Another notable species is the Hood Mockingbird Nesomimus macdonaldi. These birds are very gregarious and will apparently often land on visitors to the Islands, although we never saw them do it. There are four species of Mockingbirds on Galapagos and the Hood is the largest and the most carnivorous. They will often dispatch the previously mentioned weaker sibling of the Nazca Booby.
The Lava Heron Butorides sundevalli is found skulking on old lava flows along the shore. It is a small, grey heron that blends with the colour of the lava almost perfectly. One of them flew right up to me and stood less then six inches in front of me with no apparent fear at all. We also saw one working the edges of a small pond where a Sea lion was splashing around, every time the Sea lion disturbed something small in the water, the Heron would rush in and grab it. Great team work!
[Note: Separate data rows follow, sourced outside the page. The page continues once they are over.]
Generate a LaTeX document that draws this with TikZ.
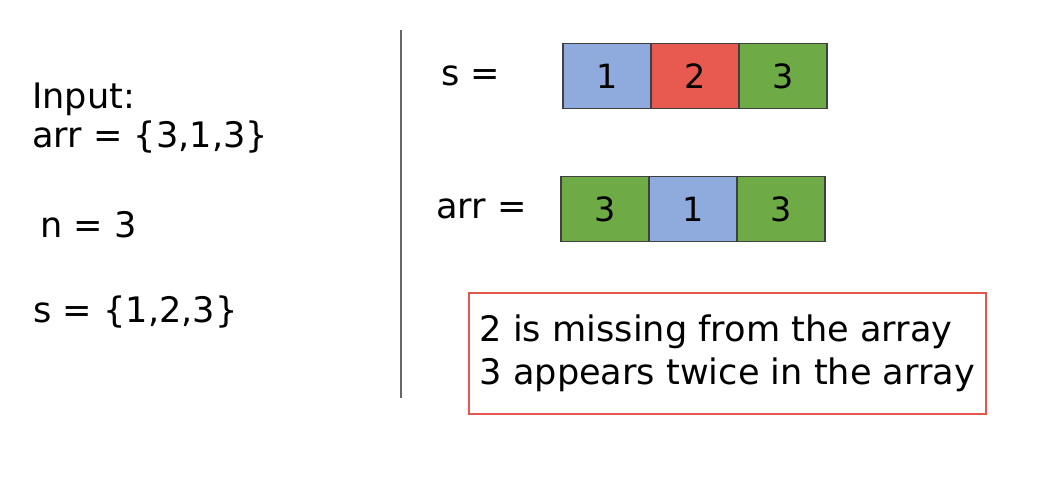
\documentclass[tikz,border=0pt]{standalone}
\usepackage{fontspec}
\setmainfont{DejaVu Sans}
\usetikzlibrary{positioning}
\definecolor{cellblue}{HTML}{8FAADC}
\definecolor{cellred}{HTML}{E8594F}
\definecolor{cellgreen}{HTML}{6EAA45}
\definecolor{boxred}{HTML}{E4564C}
\tikzset{
  bigfont/.style={font=\fontsize{20}{24}\selectfont},
  cell/.style={draw=black!75,line width=0.8pt,minimum width=1.76cm,
    minimum height=1.3cm,inner sep=0pt,outer sep=0pt,
    font=\fontsize{19}{23}\selectfont},
  txt/.style={anchor=base west,inner sep=0pt,bigfont}
}
\begin{document}
\begin{tikzpicture}[x=0.02cm,y=-0.02cm]
  \useasboundingbox (0,0) rectangle (1050,499);

  % left side: the input
  \node[txt] (input) at (32,109) {Input:};
  \node[txt] (arrdef) at (32,148) {arr = \{3,1,3\}};
  \node[txt] (ndef) at (40,238) {n = 3};
  \node[txt] (sdef) at (33,323) {s = \{1,2,3\}};

  % divider
  \coordinate (divtop) at (401,30);
  \coordinate (divbot) at (401,398);
  \draw[black!60,line width=0.8pt] (divtop) -- (divbot);

  % the set s
  \node[txt] (slabel) at (441,86) {s =};
  \node[cell,fill=cellblue] (s1) at (607,76) {1};
  \node[cell,fill=cellred,right=0pt of s1] (s2) {2};
  \node[cell,fill=cellgreen,right=0pt of s2] (s3) {3};

  % the array arr
  \node[txt] (arrlabel) at (436,219) {arr =};
  \node[cell,fill=cellgreen] (a1) at (605,209) {3};
  \node[cell,fill=cellblue,right=0pt of a1] (a2) {1};
  \node[cell,fill=cellgreen,right=0pt of a2] (a3) {3};

  % result
  \node[draw=boxred,line width=1pt,anchor=north west,minimum width=10.34cm,
    minimum height=2.42cm,align=left,bigfont] (result) at (468,292)
    {2 is missing from the array\\3 appears twice in the array};
\end{tikzpicture}
\end{document}
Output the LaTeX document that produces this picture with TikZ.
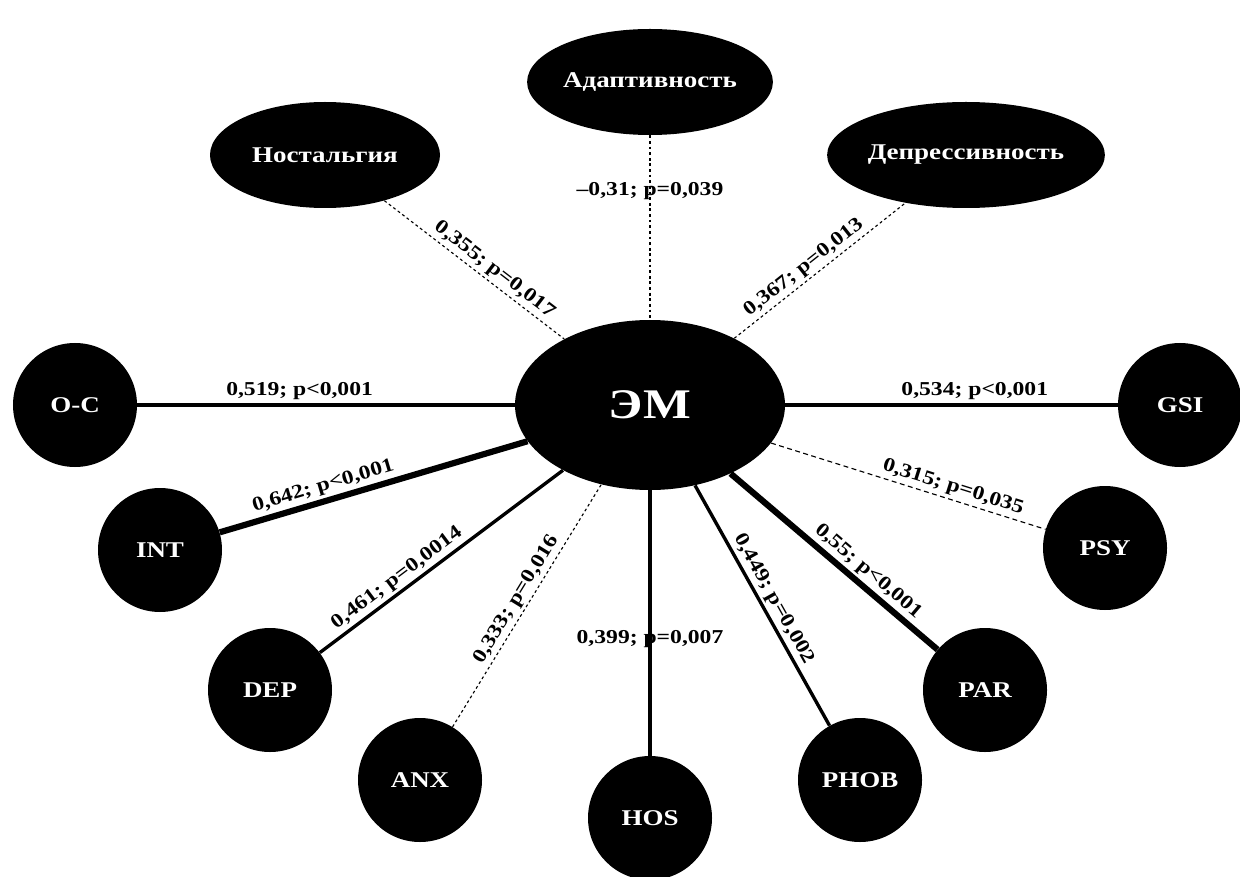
\documentclass[tikz,border=0pt]{standalone}
\usepackage{fontspec}
\setmainfont{Liberation Serif}[FakeStretch=1.2]
\usetikzlibrary{shapes.geometric}
\tikzset{
  emnode/.style={
    ellipse, fill=black, text=white, inner sep=0pt,
    minimum width=67.5mm, minimum height=42.5mm,
    font=\fontsize{30}{34}\selectfont\bfseries,
  },
  trait/.style={
    ellipse, fill=black, text=white, inner sep=0pt,
    minimum height=26.5mm, font=\fontsize{16}{19}\selectfont\bfseries,
  },
  subscale/.style={
    circle, fill=black, text=white, inner sep=0pt,
    minimum size=31mm, font=\fontsize{16}{19}\selectfont\bfseries,
  },
  weak/.style={draw=black, line width=0.8pt, dash pattern=on 2pt off 2pt},
  medium/.style={draw=black, line width=2.4pt},
  strong/.style={draw=black, line width=3.4pt},
  vstrong/.style={draw=black, line width=4.4pt},
  corr/.style={font=\fontsize{14}{17}\selectfont\bfseries, inner sep=2pt},
}
\begin{document}
\begin{tikzpicture}[x=0.25mm, y=-0.25mm]
  \useasboundingbox (0,0) rectangle (1240,877);
  % centre
  \node[emnode] (em) at (650,405) {ЭМ};
  % personality traits
  \node[trait, minimum width=55mm] (adapt) at (650,82) {Адаптивность};
  \node[trait, minimum width=57.5mm] (nost) at (325,155) {Ностальгия};
  \node[trait, minimum width=63mm] (depr) at (966,155) {Депрессивность};
  % SCL-90 subscales
  \node[subscale] (oc) at (75,405) {O-C};
  \node[subscale] (gsi) at (1180,405) {GSI};
  \node[subscale] (int) at (160,550) {INT};
  \node[subscale] (psy) at (1105,548) {PSY};
  \node[subscale] (dep) at (270,690) {DEP};
  \node[subscale] (par) at (985,690) {PAR};
  \node[subscale] (anx) at (420,780) {ANX};
  \node[subscale] (phob) at (860,780) {PHOB};
  \node[subscale] (hos) at (650,818) {HOS};
  % links
  \draw[weak] (adapt) -- node[corr, pos=0.3] {–0,31; p=0,039} (em);
  \draw[weak] (nost) -- node[corr, sloped, above, pos=0.57] {0,355; p=0,017} (em);
  \draw[weak] (em) -- node[corr, sloped, above, pos=0.45] {0,367; p=0,013} (depr);
  \draw[strong] (oc) -- node[corr, above, pos=0.43] {0,519; p<0,001} (em);
  \draw[strong] (em) -- node[corr, above, pos=0.57] {0,534; p<0,001} (gsi);
  \draw[vstrong] (int) -- node[corr, sloped, above, pos=0.35] {0,642; p<0,001} (em);
  \draw[medium] (dep) -- node[corr, sloped, above, pos=0.35] {0,461; p=0,0014} (em);
  \draw[weak] (anx) -- node[corr, sloped, above, pos=0.5] {0,333; p=0,016} (em);
  \draw[medium] (hos) -- node[corr, pos=0.44] {0,399; p=0,007} (em);
  \draw[medium] (em) -- node[corr, sloped, above, pos=0.5] {0,449; p=0,002} (phob);
  \draw[vstrong] (em) -- node[corr, sloped, above, pos=0.62] {0,55; p<0,001} (par);
  \draw[weak, dash pattern=on 3.5pt off 2.5pt] (em) -- node[corr, sloped, above, pos=0.65] {0,315; p=0,035} (psy);
\end{tikzpicture}
\end{document}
I could not possibly do a bird blog and not mention my all time favorite, the pelican. Where ever I go in the world, when I see a species of this delightful bird I can't help but smile. They are amazingly graceful in the air and very much at home on the water but ponderous and slow on land. The sub-species of Brown Pelican Pelecanus occidentalis urinator which occurs in the Galapagos is often seen fishing offshore with Brown Noddy Terns flying around it often the Terns will land on it to steal a small fish from the Pelicans prodigious beak when the opportunity arises.
Of course this does not anywhere near cover all the fabulous species of birds that can be seen on these amazing Islands. The most important being the Galapagos Finches. This was a lesson in frustration for me because none of the guides on the trip were able to identify the finches and so I cannot say for sure how many of them I saw! They were also virtually impossible to photograph as they were in constant motion. But as many birders would say 'oh well that is just an LBJ!' (A little brown job!)